Oral history audio files ingested into the digital collections by COH staff (we call them “originals” even though they are technically copies) are FLAC or mp3 files. They may vary in their technical specifications depending on COH workflow. We do not guarantee that these files are consistent with each other, but we have code to describe them (bundle exec rake scihist:reports:audio_originals_metadata > report.csv).

Derivatives

We create an aac/m4a derivative for FLAC original assets. We don’t offer this derivative for mp3 originals. This is just offered as a convenient download option for researchers; it’s not used in the OH player. See app/uploaders/asset_uploader.rb for technical details about these derivatives.

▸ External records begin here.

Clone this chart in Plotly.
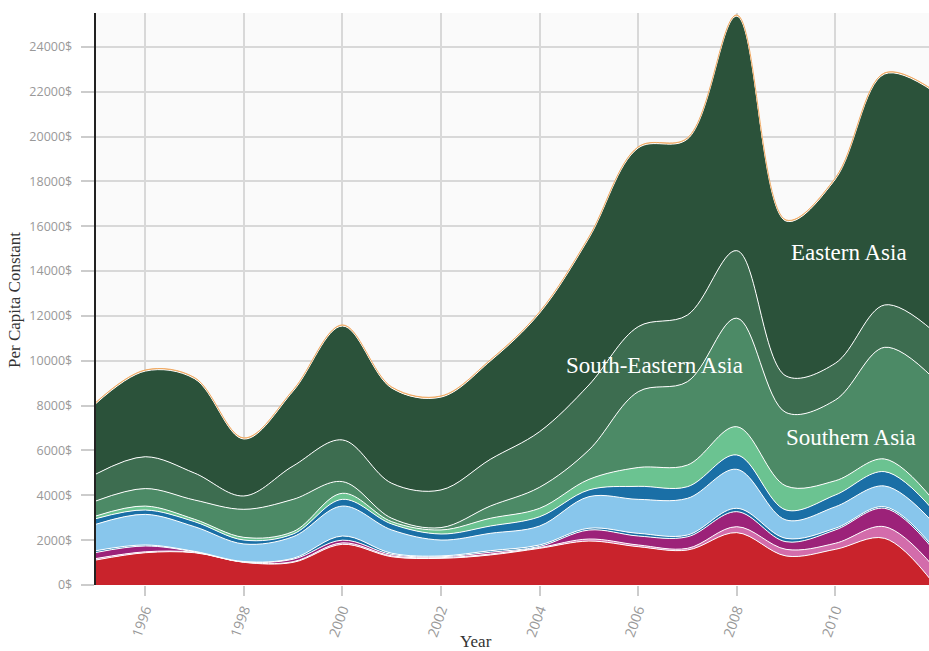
import plotly.graph_objects as go

years = list(range(1995, 2013))

# layer values (bottom to top), Per Capita Constant $
red_vals = [1115, 1440, 1440, 1010, 1010, 1815, 1260, 1190, 1340, 1635, 1960, 1710, 1560, 2335, 1295, 1590, 2080, 50]
pink_vals = [65, 40, 20, 10, 30, 65, 40, 30, 40, 35, 90, 75, 75, 265, 295, 270, 520, 750]
magenta_vals = [270, 260, 20, 10, 110, 120, 60, 40, 80, 50, 400, 400, 515, 670, 340, 595, 820, 750]
thin_blue_vals = [80, 45, 20, 15, 40, 185, 55, 35, 70, 65, 80, 120, 80, 150, 150, 75, 70, 100]
light_blue_vals = [1180, 1365, 1100, 785, 965, 1335, 1040, 710, 775, 845, 1410, 1515, 1635, 1740, 820, 960, 925, 1100]
dark_blue_vals = [250, 195, 225, 175, 120, 300, 265, 270, 325, 415, 300, 580, 520, 640, 445, 525, 640, 550]
light_green_vals = [120, 175, 105, 120, 105, 270, 105, 180, 345, 375, 470, 840, 965, 1260, 1070, 635, 565, 450]
southern_vals = [670, 780, 860, 1250, 1440, 520, 150, 105, 545, 940, 1310, 3380, 3720, 4840, 3275, 3600, 4980, 5450]
south_eastern_vals = [1200, 1420, 1200, 595, 1490, 1860, 1560, 1680, 2085, 2480, 2900, 2900, 2970, 3010, 1630, 1640, 1890, 2100]
eastern_vals = [3150, 3820, 4210, 2540, 3340, 5080, 4245, 4140, 4385, 5290, 6550, 7970, 7850, 10460, 6910, 8210, 10300, 10700]
orange_vals = [50] * 18

y_tick_vals = list(range(0, 26000, 2000))
y_tick_text = [f"{v}$" for v in y_tick_vals]
x_tick_vals = list(range(1996, 2013, 2))

layers = [
    ("Red", red_vals, "#c9232c"),
    ("Pink", pink_vals, "#d36cab"),
    ("Magenta", magenta_vals, "#9c2279"),
    ("Thin blue", thin_blue_vals, "#1a6fa6"),
    ("Light blue", light_blue_vals, "#88c6ec"),
    ("Dark blue", dark_blue_vals, "#1a6fa6"),
    ("Light green", light_green_vals, "#6bc391"),
    ("Southern Asia", southern_vals, "#4c8a66"),
    ("South-Eastern Asia", south_eastern_vals, "#3d6d50"),
    ("Eastern Asia", eastern_vals, "#2b523a"),
    ("Top", orange_vals, "#f0a860"),
]

fig = go.Figure()
for name, vals, col in layers:
    lc = "white" if name != "Top" else "#f0a860"
    fig.add_trace(go.Scatter(
        x=years, y=vals, name=name, mode="lines",
        stackgroup="one", fillcolor=col,
        line=dict(color=lc, width=1, shape="spline", smoothing=1.0),
        hoverinfo="x+y+name",
    ))

label_font = dict(family="Liberation Serif, serif", size=23, color="white")
fig.add_annotation(x=2010.27, y=14850, text="Eastern Asia", showarrow=False, font=label_font)
fig.add_annotation(x=2006.34, y=9770, text="South-Eastern Asia", showarrow=False, font=label_font)
fig.add_annotation(x=2010.31, y=6600, text="Southern Asia", showarrow=False, font=label_font)

title_font = dict(family="Liberation Serif, serif", size=17, color="#333333")
fig.add_annotation(xref="paper", yref="paper", x=(476 - 96) / 833, y=(585 - 641) / 572,
                   yanchor="middle", xanchor="center", text="Year", showarrow=False, font=title_font)
fig.add_annotation(xref="paper", yref="paper", x=-(96 - 14) / 833, y=(585 - 300) / 572,
                   xanchor="center", yanchor="middle", textangle=-90,
                   text="Per Capita Constant", showarrow=False, font=title_font)

fig.update_layout(
    width=929, height=651,
    margin=dict(l=96, r=0, t=13, b=66, autoexpand=False),
    paper_bgcolor="white", plot_bgcolor="#fafafa",
    showlegend=False,
    font=dict(family="Open Sans, sans-serif", color="#999999", size=12),
)
fig.update_xaxes(
    range=[1995, 2011.9], tickvals=x_tick_vals, tickangle=-70,
    showgrid=True, gridcolor="#d8d8d8", gridwidth=1.5,
    ticks="outside", ticklen=10, tickcolor="#cccccc", tickwidth=1.5,
    tickfont=dict(size=14, color="#999999"),
    showline=False, zeroline=False, automargin=False,
)
fig.update_yaxes(
    range=[0, 25510], tickvals=y_tick_vals,
    ticktext=[t + "\u00a0\u00a0" for t in y_tick_text],
    showgrid=True, gridcolor="#d8d8d8", gridwidth=1.5,
    ticks="outside", ticklen=13, tickcolor="#cccccc", tickwidth=1.5,
    tickfont=dict(size=12.5, color="#999999"),
    showline=True, linecolor="#222222", linewidth=1.5, zeroline=False, automargin=False,
)

fig.write_html("out.html", config={"displayModeBar": False},
               post_script="document.body.style.margin='0';document.body.style.overflow='hidden';")
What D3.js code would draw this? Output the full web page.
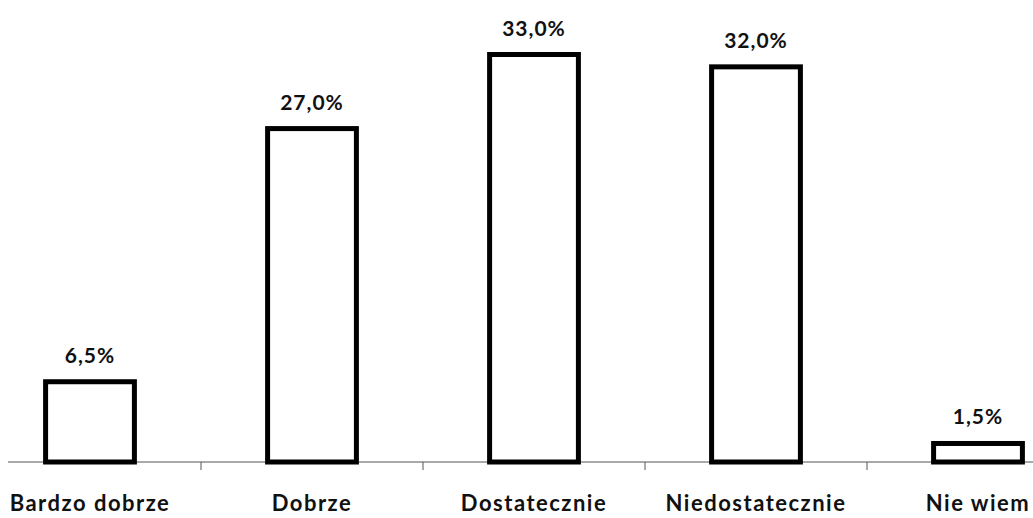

Combined audio derivatives

For use in OHMS and in the oral history player, we create an extra file called the CAD (combined audio derivative). This is the file COH staff synchronize the transcript to, and it’s also the audio file most of our users interact with, so it’s important. The combined audio deriv file is:

  • 64k constant bitrate

    • One second of audio is represented in the file by 64,000 bits. (That’s actually not a lot.)

  • Sample rate: unchanged from the original files. Most of the files are either 44,100 or 48,000 samples per second, but there are about fifty outliers with fewer (8,000 or 22,050) or more (96,000).

  • A single mono channel

  • Encoded using aac

  • In an m4a container.

Note that this is a fairly low quality audio file and would be unsuitable for disseminating music. The goal is to use the smallest and simplest file appropriate for spoken audio, without compromising too much quality.

To get the latest data on all combined audio derivs: bundle exec rake scihist:reports:combined_audio_derivs > report.csv

We chose a constant bitrate over a variable bitrate (VBR) because we feel it’s likely to be more reliable for seeking behavior (jumping forward or back to particular timestamp). Users are going to be jumping back and forth in the audio file a lot, so it makes sense to want every second of the interview to be recorded in the same number of audio samples.

For more technical details, see `app/services/combined_audio_derivative_creator.rb`.

If you have technical questions about the CAD for a particular oral history, you can easily take its public url and analyze it on the command line by typing ffprobe URL.

Historical note: before May 2022 these CADs were stored as mp3s. The old files were deleted and CADs were recreated en masse.